When I travel, I am far from earning the same significance as James Cook or Alexander von Humboldt. No history book will print my name along the lines of Cristobal Colon or Marco Polo. Yet, apart from the impact on humankind, I might share some very similar experiences with these great explorers during my trips.
The fascination of travelling lies in the uncertainty of the unknown. Every mile that Columbus sailed westward was a ride into uncertainty. An uncertainty that the majority of people of his time declared to lead to certain death. Every day of my travels takes me to new terrain and awaits with new challenges, which I need to tackle repeatedly. When leaving the monotony of everyday life, I am entering the insecurity of continuous alteration. The daily routine fades and adaptation and compromise prevail. Centuries ago, the great explorers followed merely their assumptions and unverified hypothesis, while nowadays I can prepare. But can I? Up to a certain degree, modern technologies allow for a knowledge structure that facilitates my adventures. Yet, I still need to trust the stranger, embrace the unfamiliar, cope with my emotions, my doubt and my exhaustion. Is it then, that when my comfort zone is out of sight, that I find freedom?
"Do just once what others say you can't do, and you will never pay attention to their limitations again." (James Cook)
When I define freedom by widening limitations, and when I constantly stretch my mind, body and soul towards a new direction, then I will feel free. The freedom’s only boundary is my own anxiety. And by overcoming anxiety, by broadening my horizon and by feeding my curiosity on a daily basis I do reach at least a feeling of freedom. This feeling is the travel drug, the pill that causes addiction and which stings like a bee whenever I am stuck home for too long.
The last true explorer was Neil Armstrong. After he stepped on the surface of the moon, no human truly discovered new territory again, or could have done so. Everything is already discovered, measured, mapped and largely it is possible to book it online.
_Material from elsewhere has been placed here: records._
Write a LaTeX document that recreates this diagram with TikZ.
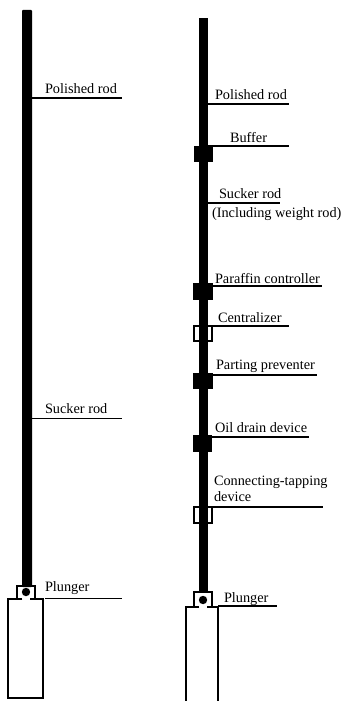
\documentclass[tikz,border=0pt]{standalone}
\usepackage{fontspec}
\setmainfont{Liberation Serif}
\tikzset{
  x=1pt,y=-1pt,
  lab/.style={anchor=base west,inner sep=0pt,outer sep=0pt,font=\fontsize{14.3}{16}\selectfont},
  leader/.style={draw=black,line width=1.1pt},
  rod/.style={fill=black,draw=none},
  outline/.style={draw=black,line width=1.2pt,fill=none},
  solidblock/.style={fill=black,draw=none,inner sep=0pt,outer sep=0pt,minimum width=19.5pt,minimum height=16.5pt},
}
\begin{document}
\begin{tikzpicture}
\useasboundingbox (0,0) rectangle (342,701);
% left assembly
\fill[rod,rounded corners=1pt] (22,10) rectangle (32,587);
\draw[outline] (22,599) -- (17,599) -- (17,586) -- (35,586) -- (35,599) -- (30,599);
\draw[outline] (22,599) -- (8,599) -- (8,698) -- (43,698) -- (43,599) -- (30,599);
\fill (26,592) circle (4.2);
\node[lab] (lpol) at (45,93) {Polished rod};
\node[lab] (lsuc) at (45,413) {Sucker rod};
\node[lab] (lplu) at (45,591) {Plunger};
\coordinate (lpolA) at (32,98); \coordinate (lpolB) at (122,98);
\coordinate (lsucA) at (32,418.5); \coordinate (lsucB) at (122,418.5);
\coordinate (lpluA) at (45,598.5); \coordinate (lpluB) at (122,598.5);
\draw[leader] (lpolA) -- (lpolB);
\draw[leader] (lsucA) -- (lsucB);
\draw[leader] (lpluA) -- (lpluB);
% right assembly
\fill[rod] (199,18) rectangle (208,593);
\node[solidblock] (buffer) at (203.5,154) {};
\node[solidblock] (paraffin) at (203,291.5) {};
\node[solidblock] (parting) at (203,381) {};
\node[solidblock] (oil) at (202.5,443.5) {};
\draw[outline] (194,326) rectangle (212,341);
\draw[outline] (194,507) rectangle (212,523);
\draw[outline] (199,607) -- (194,607) -- (194,592) -- (212,592) -- (212,607) -- (207,607);
\draw[outline] (186,701) -- (186,607) -- (199,607);
\draw[outline] (207,607) -- (218,607) -- (218,701);
\fill (203,600) circle (4.2);
\node[lab] (rpol) at (215,99) {Polished rod};
\node[lab] (rbuf) at (230,142) {Buffer};
\node[lab] (rsuc) at (219,198) {Sucker rod};
\node[lab] (rinc) at (212,217) {(Including weight rod)};
\node[lab] (rpar) at (215,283) {Paraffin controller};
\node[lab] (rcen) at (218,322) {Centralizer};
\node[lab] (rpre) at (216,369) {Parting preventer};
\node[lab] (roil) at (215,432) {Oil drain device};
\node[lab] (rcon) at (214,485) {Connecting-tapping};
\node[lab] (rdev) at (214,501) {device};
\node[lab] (rplu) at (224,602) {Plunger};
\coordinate (a1) at (208,104); \coordinate (b1) at (289,104);
\coordinate (a2) at (208,146); \coordinate (b2) at (289,146);
\coordinate (a3) at (208,203); \coordinate (b3) at (280,203);
\coordinate (a4) at (213,286); \coordinate (b4) at (322,286);
\coordinate (a5) at (208,326); \coordinate (b5) at (289,326);
\coordinate (a6) at (213,375); \coordinate (b6) at (317,375);
\coordinate (a7) at (212,437); \coordinate (b7) at (309,437);
\coordinate (a8) at (208,507); \coordinate (b8) at (323,507);
\coordinate (a9) at (218,606); \coordinate (b9) at (277,606);
\foreach \i in {1,...,9} \draw[leader] (a\i) -- (b\i);
\end{tikzpicture}
\end{document}
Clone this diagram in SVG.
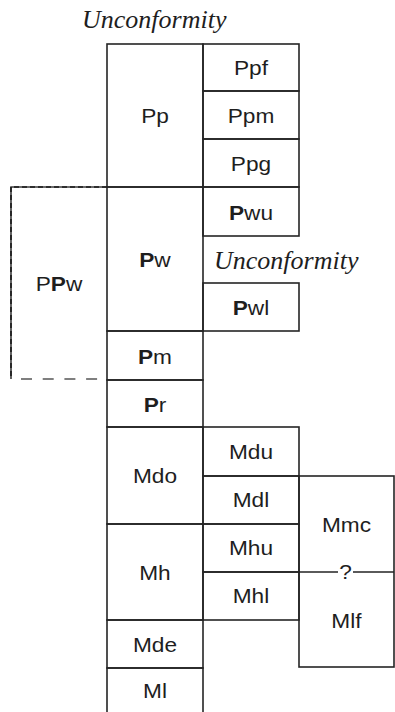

Even space flights are available if you bring some cash. Despite this rather depressing news, uncountable adventures still await us. We can still explore. They might be small steps for mankind, but giant leaps for a man.
As long as blood runs through my veins, as long as curiosity strikes my thoughts, and as long as I can enjoy the sight of a smiling stranger, I will explore the unknown!